If you've read so far, than hurrah for you, seeing how detailed I've gone in recording my thoughts on each of these books! A few other titles I got through reading in 2012 was Ben Hur by Lew Wallace (I had read the book some years ago when I was about eleven or twelve, but never really grasped or appreciated the full depth of it until now), I also read the few selected stories from 'Sherlock Holmes' which I had not read yet, though the particular titles escape my memory now; I do recall I read 'The Valley of Fear' which was one of Sir Arthur Conan Doyle's longer stories. For pleasure I reread 'The Bronze Bow' by Elizabeth George Speare, as well as 'Pollyanna' and 'Pollyanna Grows Up' by Eleanor H. Porter. I read a lot of fiction written by authors of the early to mid twentieth century, and the hallmark of course has been Tolkien's sagas. So overall, it was a good reading year! I do regret that I did not apply myself to reading more works of Christian apologetics/theology/philosophy etc, or devotionals (though I did read 'Jesus: A Dialogue With The Saviour' written by a monk of the Eastern Church which I found to be a great blessing). This new year, I hope to improve on that point. I did start a couple of other titles, but having not yet finished them, they hopefully will land in the 2013 pile of reading material I hope to consume. Want to know some of the titles I have in mind?

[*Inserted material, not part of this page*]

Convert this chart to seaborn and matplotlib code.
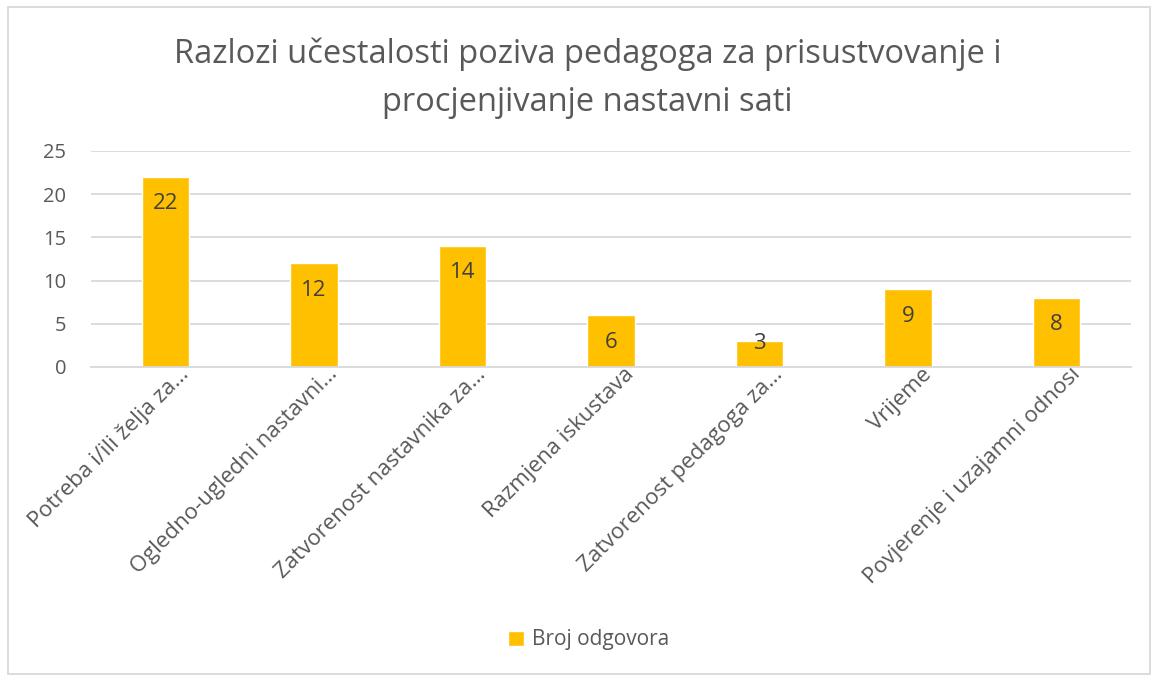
import matplotlib
matplotlib.use("Agg")
import matplotlib.pyplot as plt
import seaborn as sns
import pandas as pd
from matplotlib.patches import Rectangle

# data
categories = ["Potreba i/ili želja za…", "Ogledno-ugledni nastavni…",
              "Zatvorenost nastavnika za…", "Razmjena iskustava",
              "Zatvorenost pedagoga za…", "Vrijeme", "Povjerenje i uzajamni odnosi"]
values = [22, 12, 14, 6, 3, 9, 8]
yticks = [0, 5, 10, 15, 20, 25]
series_name = "Broj odgovora"
title = "Razlozi učestalosti poziva pedagoga za prisustvovanje i\nprocjenjivanje nastavni sati"

df = pd.DataFrame({"kategorija": categories, "vrijednost": values})

sns.set_style("white")
plt.rcParams["font.family"] = ["Open Sans", "DejaVu Sans"]
text_col = "#595959"
bar_col = "#FFC000"

fig = plt.figure(figsize=(11.54, 6.75), dpi=100)
ax = fig.add_axes([91 / 1154, 1 - 367 / 675, (1131 - 91) / 1154, (367 - 151) / 675])

sns.barplot(data=df, x="kategorija", y="vrijednost", color=bar_col, width=0.32,
            saturation=1, ax=ax, label=series_name)

ax.set_ylim(0, 25)
ax.set_yticks(yticks)
ax.yaxis.grid(True, color="#D9D9D9", linewidth=1.3)
ax.set_axisbelow(True)
for s in ["top", "right", "left"]:
    ax.spines[s].set_visible(False)
ax.spines["bottom"].set_color("#D9D9D9")
ax.spines["bottom"].set_linewidth(1.3)
ax.tick_params(axis="both", length=0, colors=text_col, labelsize=14.5)
ax.tick_params(axis="x", labelsize=16)
ax.tick_params(axis="y", pad=18)
ax.set_xlabel("")
ax.set_ylabel("")
plt.setp(ax.get_xticklabels(), rotation=45, ha="right", rotation_mode="anchor")
for lbl in ax.get_xticklabels():
    lbl.set_transform(lbl.get_transform() + matplotlib.transforms.ScaledTranslation(0.13, 0.08, fig.dpi_scale_trans))

# value labels inside the bar end; short bars get the label pushed up
for i, v in enumerate(values):
    y = v - 1.9 if v > 4 else v + 0.9
    ax.text(i, y, str(v), ha="center", va="top", fontsize=16, color="#404040")

fig.suptitle(title, fontsize=23.5, color=text_col, x=0.509, y=0.945, linespacing=1.6)

leg = ax.legend(loc="center", bbox_to_anchor=(0.51, 1 - 640 / 675), bbox_transform=fig.transFigure,
                frameon=False, fontsize=15, handlelength=0.75, handleheight=0.75, handletextpad=0.4)
for t in leg.get_texts():
    t.set_color(text_col)

fig.patches.append(Rectangle((8 / 1154, 0.002), 1142 / 1154, 1 - 8 / 675, transform=fig.transFigure,
                             fill=False, edgecolor="#D9D9D9", linewidth=1.3))

fig.savefig("out.png", dpi=100, facecolor="white")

The Conflict of Religions in the Early Roman Empire - T.R. Glover
The Best of Father Brown - G. K. Chesterton (started, but not finished)
Great Expectations - Charles Dickens
Let Me Be A Woman - Elizabeth Elliot
Recapture the Wonder - Ravi Zacharias
The Everlasting Man - G. K. Chesterton*
The Mind of the Maker - Dorothy L. Sayers*
The Ballad of the White Horse - G. K. Chesterton*
But who knows what this year's readings might bring? I bet we'll all be surprised!
What books do you plan on reading this new year?